Copy out exactly the lines spanning the line with "Write the Plotly code for this chart." to the line with "import plotly.graph_objects as go", inclusive, from the data underneath, with no pictures.

§ EXTRACTED MATERIAL:
>>>
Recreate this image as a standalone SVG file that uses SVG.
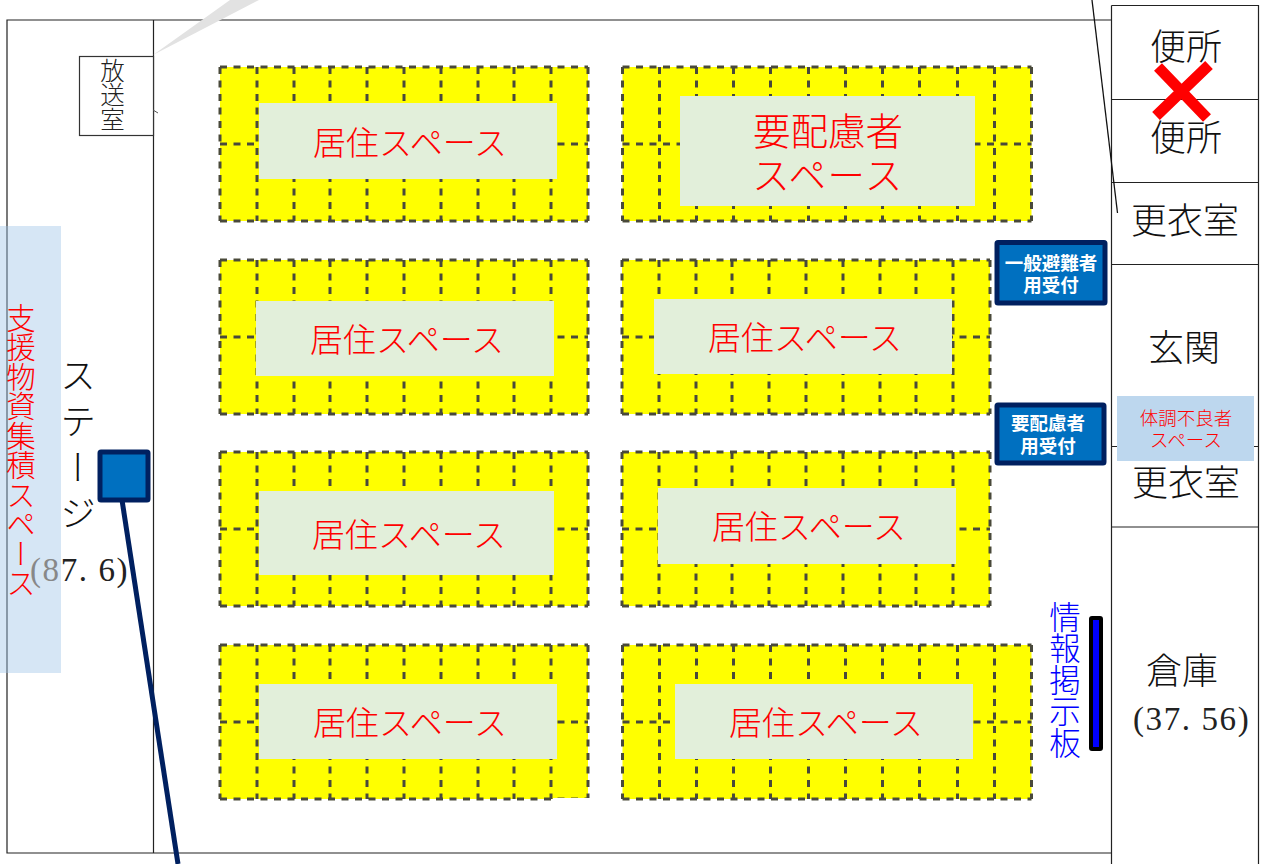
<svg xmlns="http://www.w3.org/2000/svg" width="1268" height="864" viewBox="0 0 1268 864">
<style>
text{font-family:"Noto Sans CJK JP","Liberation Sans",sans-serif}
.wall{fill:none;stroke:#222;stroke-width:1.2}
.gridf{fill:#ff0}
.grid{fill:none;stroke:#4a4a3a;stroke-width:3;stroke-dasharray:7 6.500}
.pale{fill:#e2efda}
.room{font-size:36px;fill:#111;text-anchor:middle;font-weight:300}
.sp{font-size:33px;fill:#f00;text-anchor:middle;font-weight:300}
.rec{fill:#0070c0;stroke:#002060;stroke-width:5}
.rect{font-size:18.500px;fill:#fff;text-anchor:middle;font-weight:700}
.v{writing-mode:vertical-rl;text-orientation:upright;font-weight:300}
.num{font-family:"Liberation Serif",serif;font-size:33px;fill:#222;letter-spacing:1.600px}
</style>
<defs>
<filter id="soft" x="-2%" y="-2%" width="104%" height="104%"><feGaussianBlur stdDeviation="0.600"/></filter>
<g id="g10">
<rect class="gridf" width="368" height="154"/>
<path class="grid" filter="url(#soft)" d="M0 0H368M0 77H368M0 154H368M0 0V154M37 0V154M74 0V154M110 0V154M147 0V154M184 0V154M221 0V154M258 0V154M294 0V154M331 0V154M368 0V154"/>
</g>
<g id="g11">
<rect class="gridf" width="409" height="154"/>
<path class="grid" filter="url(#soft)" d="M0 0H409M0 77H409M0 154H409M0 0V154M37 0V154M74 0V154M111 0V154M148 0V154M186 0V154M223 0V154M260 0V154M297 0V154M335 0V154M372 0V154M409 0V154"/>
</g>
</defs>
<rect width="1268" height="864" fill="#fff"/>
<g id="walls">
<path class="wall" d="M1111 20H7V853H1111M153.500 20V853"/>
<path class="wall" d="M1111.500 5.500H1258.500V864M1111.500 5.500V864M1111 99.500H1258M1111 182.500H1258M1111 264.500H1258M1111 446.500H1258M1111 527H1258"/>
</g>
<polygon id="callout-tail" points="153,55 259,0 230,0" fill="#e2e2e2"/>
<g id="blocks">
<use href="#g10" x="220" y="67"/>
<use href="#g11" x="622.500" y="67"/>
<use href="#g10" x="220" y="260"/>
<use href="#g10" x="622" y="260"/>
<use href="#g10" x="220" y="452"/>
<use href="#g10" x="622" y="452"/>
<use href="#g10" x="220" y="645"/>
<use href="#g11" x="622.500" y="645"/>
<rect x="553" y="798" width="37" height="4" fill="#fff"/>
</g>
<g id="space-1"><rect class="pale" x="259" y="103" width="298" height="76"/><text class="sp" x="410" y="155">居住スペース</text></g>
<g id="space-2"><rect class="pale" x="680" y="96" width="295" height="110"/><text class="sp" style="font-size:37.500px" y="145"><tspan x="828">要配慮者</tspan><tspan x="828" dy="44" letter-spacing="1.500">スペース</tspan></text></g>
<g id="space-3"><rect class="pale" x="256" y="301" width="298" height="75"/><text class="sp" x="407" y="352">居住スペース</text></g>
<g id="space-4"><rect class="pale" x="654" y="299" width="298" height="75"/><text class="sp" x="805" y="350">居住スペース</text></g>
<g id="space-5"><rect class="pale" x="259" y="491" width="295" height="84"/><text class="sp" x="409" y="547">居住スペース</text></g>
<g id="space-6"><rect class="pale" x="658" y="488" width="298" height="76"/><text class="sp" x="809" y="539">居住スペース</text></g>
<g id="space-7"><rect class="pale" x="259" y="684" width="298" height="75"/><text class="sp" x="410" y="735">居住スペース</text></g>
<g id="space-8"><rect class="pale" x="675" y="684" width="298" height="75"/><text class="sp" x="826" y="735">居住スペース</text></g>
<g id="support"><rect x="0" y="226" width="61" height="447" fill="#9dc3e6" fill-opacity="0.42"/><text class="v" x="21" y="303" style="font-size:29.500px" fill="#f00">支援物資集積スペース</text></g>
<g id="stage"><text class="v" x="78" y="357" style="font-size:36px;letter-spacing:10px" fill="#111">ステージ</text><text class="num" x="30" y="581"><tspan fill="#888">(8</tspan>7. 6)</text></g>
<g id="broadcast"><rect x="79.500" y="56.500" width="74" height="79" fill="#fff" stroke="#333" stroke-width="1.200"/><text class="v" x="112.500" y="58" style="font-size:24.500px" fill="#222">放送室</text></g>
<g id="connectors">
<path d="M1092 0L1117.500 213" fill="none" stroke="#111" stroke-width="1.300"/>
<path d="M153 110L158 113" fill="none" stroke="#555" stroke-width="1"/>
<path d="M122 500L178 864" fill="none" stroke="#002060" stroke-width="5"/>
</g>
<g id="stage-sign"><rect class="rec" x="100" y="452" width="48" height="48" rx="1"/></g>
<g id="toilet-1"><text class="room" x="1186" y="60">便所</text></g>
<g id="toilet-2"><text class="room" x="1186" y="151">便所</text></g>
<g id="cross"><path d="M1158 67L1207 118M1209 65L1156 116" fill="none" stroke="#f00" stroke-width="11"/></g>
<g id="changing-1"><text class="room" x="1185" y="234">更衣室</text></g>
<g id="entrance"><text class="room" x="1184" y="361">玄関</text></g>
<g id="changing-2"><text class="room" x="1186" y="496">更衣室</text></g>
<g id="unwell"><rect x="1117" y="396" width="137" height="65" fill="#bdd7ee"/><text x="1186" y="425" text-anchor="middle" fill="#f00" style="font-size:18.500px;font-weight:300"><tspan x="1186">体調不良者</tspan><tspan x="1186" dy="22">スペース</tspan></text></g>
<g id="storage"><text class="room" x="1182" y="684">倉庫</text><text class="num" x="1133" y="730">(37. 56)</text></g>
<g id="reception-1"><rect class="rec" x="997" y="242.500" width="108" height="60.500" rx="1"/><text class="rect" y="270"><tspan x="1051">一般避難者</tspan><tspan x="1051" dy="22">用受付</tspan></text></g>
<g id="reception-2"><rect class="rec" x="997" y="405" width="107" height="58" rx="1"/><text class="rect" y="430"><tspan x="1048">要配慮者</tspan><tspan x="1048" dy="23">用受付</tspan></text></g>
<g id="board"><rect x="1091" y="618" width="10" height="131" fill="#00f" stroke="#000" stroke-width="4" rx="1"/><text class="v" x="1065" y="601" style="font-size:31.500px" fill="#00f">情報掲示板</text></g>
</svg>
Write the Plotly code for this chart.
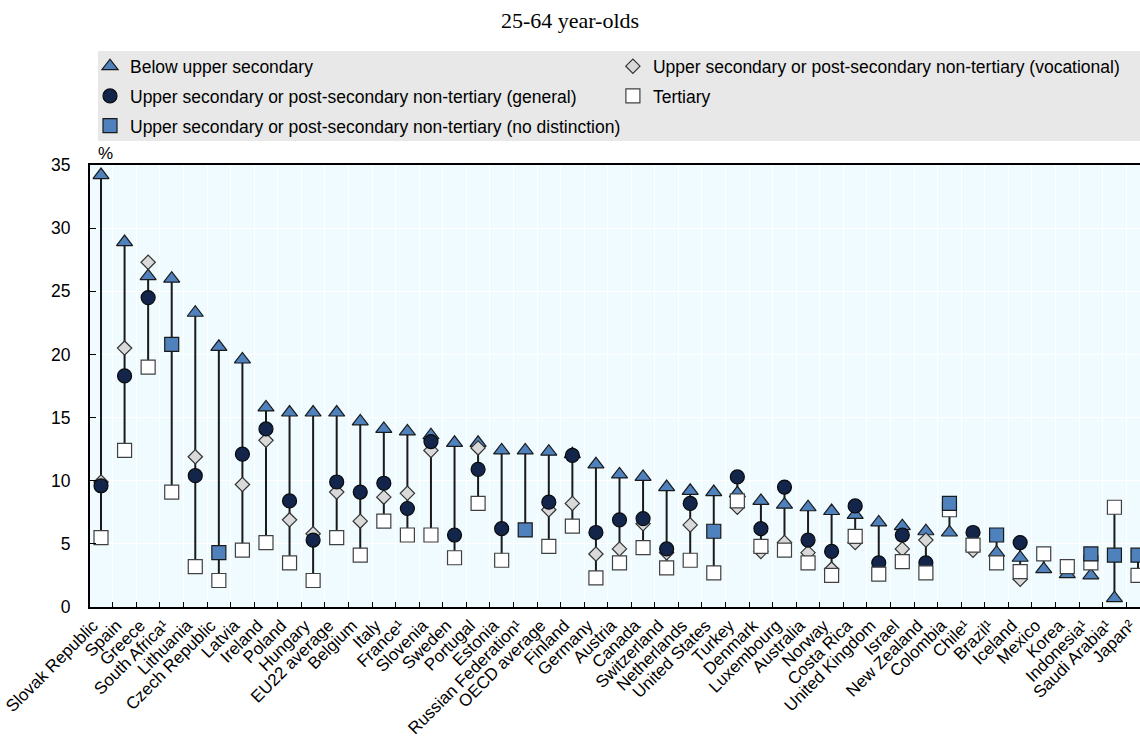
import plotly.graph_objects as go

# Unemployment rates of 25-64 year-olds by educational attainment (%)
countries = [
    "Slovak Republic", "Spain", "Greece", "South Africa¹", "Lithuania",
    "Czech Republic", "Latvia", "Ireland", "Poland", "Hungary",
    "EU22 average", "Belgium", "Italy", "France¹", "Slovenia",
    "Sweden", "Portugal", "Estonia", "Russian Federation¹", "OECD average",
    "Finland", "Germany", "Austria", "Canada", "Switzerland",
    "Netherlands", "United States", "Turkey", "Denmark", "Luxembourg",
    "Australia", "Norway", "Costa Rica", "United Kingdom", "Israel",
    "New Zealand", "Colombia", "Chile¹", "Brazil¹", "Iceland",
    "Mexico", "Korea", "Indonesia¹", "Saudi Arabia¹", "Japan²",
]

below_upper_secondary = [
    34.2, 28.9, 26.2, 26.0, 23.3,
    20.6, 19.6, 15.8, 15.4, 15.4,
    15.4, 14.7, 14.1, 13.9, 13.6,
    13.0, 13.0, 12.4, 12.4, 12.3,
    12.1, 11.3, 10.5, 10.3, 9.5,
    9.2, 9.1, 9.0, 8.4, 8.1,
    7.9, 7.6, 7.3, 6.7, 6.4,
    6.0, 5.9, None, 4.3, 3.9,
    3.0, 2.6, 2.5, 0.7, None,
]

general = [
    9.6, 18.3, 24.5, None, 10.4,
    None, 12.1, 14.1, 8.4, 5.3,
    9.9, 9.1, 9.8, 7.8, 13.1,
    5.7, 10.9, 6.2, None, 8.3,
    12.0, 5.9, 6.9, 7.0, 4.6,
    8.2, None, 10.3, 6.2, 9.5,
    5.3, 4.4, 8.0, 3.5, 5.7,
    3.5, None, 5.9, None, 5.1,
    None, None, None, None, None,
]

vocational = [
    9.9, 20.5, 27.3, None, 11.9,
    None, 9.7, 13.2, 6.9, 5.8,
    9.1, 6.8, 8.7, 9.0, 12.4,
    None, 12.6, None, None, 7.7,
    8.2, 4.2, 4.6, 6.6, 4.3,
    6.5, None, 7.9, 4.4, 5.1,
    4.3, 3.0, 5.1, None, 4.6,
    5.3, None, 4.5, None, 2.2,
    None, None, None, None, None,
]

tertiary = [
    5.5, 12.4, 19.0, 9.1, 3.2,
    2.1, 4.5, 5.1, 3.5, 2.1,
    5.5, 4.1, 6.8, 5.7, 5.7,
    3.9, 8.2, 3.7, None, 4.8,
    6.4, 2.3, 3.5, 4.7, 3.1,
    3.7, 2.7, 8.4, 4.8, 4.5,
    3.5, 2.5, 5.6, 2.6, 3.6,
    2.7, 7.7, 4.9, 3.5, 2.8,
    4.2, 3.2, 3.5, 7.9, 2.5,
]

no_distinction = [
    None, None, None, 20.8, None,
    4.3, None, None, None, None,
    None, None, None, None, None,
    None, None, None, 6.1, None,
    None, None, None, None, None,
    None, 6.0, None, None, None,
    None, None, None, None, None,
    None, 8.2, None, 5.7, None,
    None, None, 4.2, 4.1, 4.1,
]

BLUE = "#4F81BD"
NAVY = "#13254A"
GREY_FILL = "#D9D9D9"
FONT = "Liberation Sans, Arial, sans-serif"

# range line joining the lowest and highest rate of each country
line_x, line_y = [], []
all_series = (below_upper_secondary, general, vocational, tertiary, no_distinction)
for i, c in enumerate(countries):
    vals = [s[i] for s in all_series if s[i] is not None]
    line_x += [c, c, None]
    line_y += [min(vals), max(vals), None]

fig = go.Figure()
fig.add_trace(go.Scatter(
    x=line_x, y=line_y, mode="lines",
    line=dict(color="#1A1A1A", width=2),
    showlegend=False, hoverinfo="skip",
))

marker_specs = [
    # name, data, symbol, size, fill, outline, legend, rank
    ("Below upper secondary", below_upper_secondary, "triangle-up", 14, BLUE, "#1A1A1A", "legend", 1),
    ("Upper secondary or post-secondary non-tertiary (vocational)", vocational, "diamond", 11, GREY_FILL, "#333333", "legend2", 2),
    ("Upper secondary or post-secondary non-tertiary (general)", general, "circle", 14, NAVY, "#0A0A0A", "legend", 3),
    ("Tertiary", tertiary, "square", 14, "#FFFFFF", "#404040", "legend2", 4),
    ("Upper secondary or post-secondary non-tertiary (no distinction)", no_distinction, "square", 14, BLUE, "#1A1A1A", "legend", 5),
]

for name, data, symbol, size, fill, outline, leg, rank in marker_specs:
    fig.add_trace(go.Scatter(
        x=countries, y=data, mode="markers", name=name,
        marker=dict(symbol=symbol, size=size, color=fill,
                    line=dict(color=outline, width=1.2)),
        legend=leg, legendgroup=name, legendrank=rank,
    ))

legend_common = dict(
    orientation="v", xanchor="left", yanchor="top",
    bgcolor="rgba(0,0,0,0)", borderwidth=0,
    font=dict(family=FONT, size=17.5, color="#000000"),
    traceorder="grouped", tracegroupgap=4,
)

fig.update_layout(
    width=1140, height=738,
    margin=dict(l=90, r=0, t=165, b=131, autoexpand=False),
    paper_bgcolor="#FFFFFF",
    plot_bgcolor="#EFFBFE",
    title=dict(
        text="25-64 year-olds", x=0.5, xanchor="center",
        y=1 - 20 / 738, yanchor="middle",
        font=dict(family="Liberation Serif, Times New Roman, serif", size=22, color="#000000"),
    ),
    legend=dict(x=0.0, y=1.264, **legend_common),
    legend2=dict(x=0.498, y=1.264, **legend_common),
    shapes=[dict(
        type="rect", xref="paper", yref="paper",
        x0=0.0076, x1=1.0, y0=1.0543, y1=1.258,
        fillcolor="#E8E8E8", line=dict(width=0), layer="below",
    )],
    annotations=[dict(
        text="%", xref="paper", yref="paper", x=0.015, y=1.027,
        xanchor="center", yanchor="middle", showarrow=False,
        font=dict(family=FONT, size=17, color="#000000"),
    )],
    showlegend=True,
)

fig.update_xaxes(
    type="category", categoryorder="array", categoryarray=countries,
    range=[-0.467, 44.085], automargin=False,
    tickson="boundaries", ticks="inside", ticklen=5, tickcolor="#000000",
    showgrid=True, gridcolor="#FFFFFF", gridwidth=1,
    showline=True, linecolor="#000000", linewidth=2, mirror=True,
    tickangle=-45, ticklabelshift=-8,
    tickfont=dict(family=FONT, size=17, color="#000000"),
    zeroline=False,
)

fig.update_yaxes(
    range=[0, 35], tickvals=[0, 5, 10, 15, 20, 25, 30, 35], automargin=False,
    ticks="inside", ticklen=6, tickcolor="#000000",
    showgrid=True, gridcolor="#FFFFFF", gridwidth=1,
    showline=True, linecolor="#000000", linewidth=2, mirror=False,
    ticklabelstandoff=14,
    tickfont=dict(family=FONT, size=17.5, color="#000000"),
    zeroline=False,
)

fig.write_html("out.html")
<<<
§ RESULT:
Write the Plotly code for this chart.
import plotly.graph_objects as go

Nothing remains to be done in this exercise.